Caroline Wright – Living in Suffolk, she works across live and visual art whilst also lecturing at universities. She has acted as mentor to emerging artists within Suffolk and has been a board member of Bury St Edmunds Art Gallery. She has shown across the UK and Europe in galleries, festivals and site specific locations undertaking residencies in Japan, Ireland and USA. Her work explores human communication, looking at the philosophical and physical aspects of information exchange and recent shows have included the Worcester Open, performances at The Junction, Cambridge and Latitude Festival. Current projects include a two year cultural Olympiad project with the collective LACE produced by London based Artsadmin and two arts council funded projects – respond/reply – a drawing and writing research project with two artists and a poet and a career development programme with Tate Modern curator Ben Borthwick. She is a member of Wysing Arts and an Escalator artist.

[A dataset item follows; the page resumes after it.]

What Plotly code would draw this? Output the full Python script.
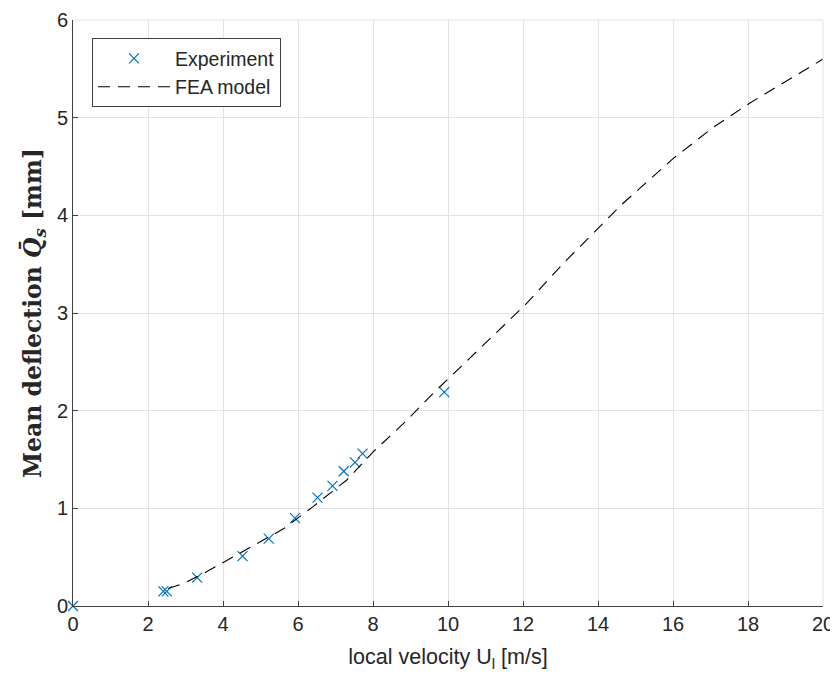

Joseph Young – Brighton-based sound and performance artist. His practice is inspired by the transformation of urban noise. His work has been shown variously at Tate Modern, Whitechapel Gallery, on BBC Radio 4, at Conflux Festival and on Wall St in New York. He regularly leads workshops in the community and schools, and has guest lectured for Edge Hill University, University of Brighton, Sussex University and the University of Essex. In 2010, he co-founded public art collective Involuntary Park, which is supported and mentored by Artpoint, the Public Art gency for the South East.